Monday, March 17, 2008

Support Tibet

I took an essay writing course in university where I was assigned with a paper that required a focus on a current affair that included interviews. I chose the topic of Tibet, a topic that was initially met with skepticism from my professor who believed that I actually just had a thing for Brad Pitt (which I didn't, by the way). I had long been interested in Tibetan Buddhism and the struggle for a free Tibet and wanted to use the research paper as an opportunity to gain a better understanding about the situation. At the time, I was working at the front counter of an alteration shop where all of the seamstresses were Chinese. They were very lovely ladies, well educated and extremely kind and funny. When I approached them for an interview concerning their opinion of Tibet though, I was met with resistance. Why would I want to write about that backwards place? they asked. Eventually, I managed to pry their honest opinions from them. I was shown a viewpoint drastically different from my own. They considered the Tibetans to be dirty illiterates, and even followed the party-line by referring to them as barbarians. I was surprised because none of my co-workers expressed any allegiance to their homeland and most of them considered themselves very open-minded liberals. Yet still this deep-seeded prejudice existed. I was grateful for their candid perspective as it helped me to understand the cruel intentions and practices against the Tibetans by the Communist Chinese since their takeover in the 1950s.
I would continue to research Tibetan Buddhism and culture throughout my undergraduate studies. Jason and I met because of his Free Tibet tee-shirt and eventually we both took refuge in a Karma Kagyu practice center. Through our sangha, we have had the privilege to know many Tibetan refugees. They are among the kindest people I have ever encountered. They have been through an incredible amount but can still laugh so easily. Simply being in their presence can center you and readjust your perspective. Just read the biography of our teacher, the Venerable Bardor Tulku Rimpoche, and consider that he is perhaps the most amazing human I have ever met. Tibetan Buddhists deem the hardships imposed on them by the Communist Chinese to be more than the apparent turmoil. They consider it an opportunity for others to learn of the Dharma.
And yet despite my knowledge, I was still shocked and appalled to hear about the recent crackdown on Tibetan protesters. My feelings were put into words by Scott Simon in this piece on NPR's Weekend Edition. It is very rare to hear such a perspective in the media, especially since the U.S. is now so indebted to China. His Holiness the Dalai Lama's response to this recent conflict was to plea for non-violence from both the Chinese in their armored tanks and the protesters led by Buddhist monks.
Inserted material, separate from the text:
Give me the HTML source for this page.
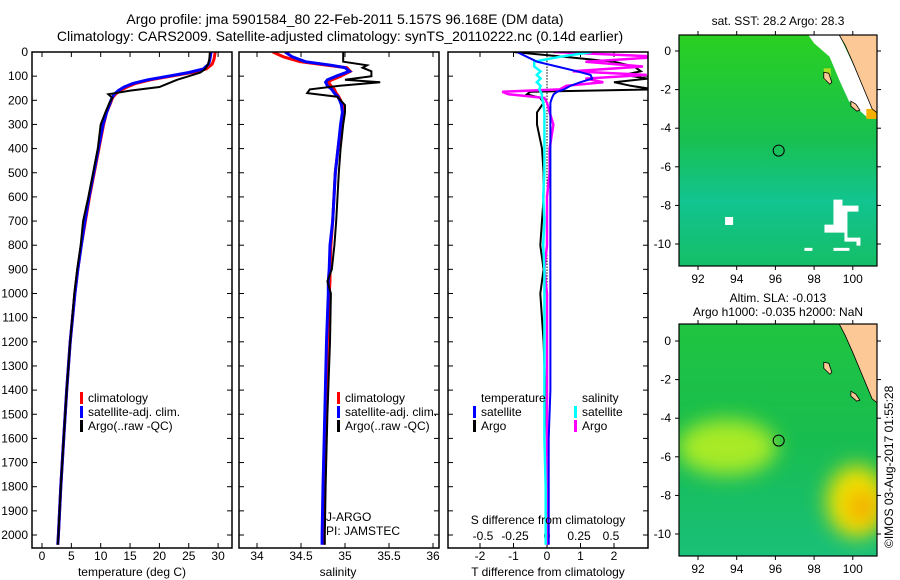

There are images on the news of protesters tipping over vehicles and breaking the windows of shops and banks. These images are being used by the Chinese government to portray the protesters as being low and mean rebels. The Chinese government, like other totalitarian regimes, were quick to declare such "rebels" as terrorists under the precedent of the War on Terror. Reports from the other side tell of streets being lined with armed soldiers and tanks. Tanks brought in to stop groups of people whose mightiest weapon are the rocks found on the street and their sheer determination. Personally, the situation and H.H. the Dalai Lama's request are both very inspiring. To extend compassion and loving-kindness to those who on a superficial level strive to be your worst enemy is the very essence of Buddhism. It gives me something to strive towards, to meditate on. The Communist Chinese are Mara, and the Tibetans are Buddha meditating under the bodhi tree. As for the protesters, for them I am now declaring a personal boycott of all things Made In China (like this family) as well as giving a percentage of our meager income to the International Campaign for TIbet. Anything related to the 2008 Summer Olympics is also banned. It's really easy to justify buying cheap goods when you are living on a tight budget, yet the true expense is being carried on the backs of those oppressed by the Chinese government. In general we are very wary of any Chinese made goods but now is the time for vigilance. Opening up China for trade has thus far failed to deliver any higher standard of human rights to the masses as was hoped. All it did was feed the dragon.
Free Tibet!
Edited to add:Comprehensive catalog of links concerning the protests


Anonymous said...

thanks for that tiffany. my husband is a huge fan of the hyuakuen shops here in japan, but for several years now i have asked that he/we not buy any goods from there as pretty much everything is made in china.

GreenishLady said...

Thank you for the reminder to check the source of goods before I buy. I too admire the Dalai Lama greatly.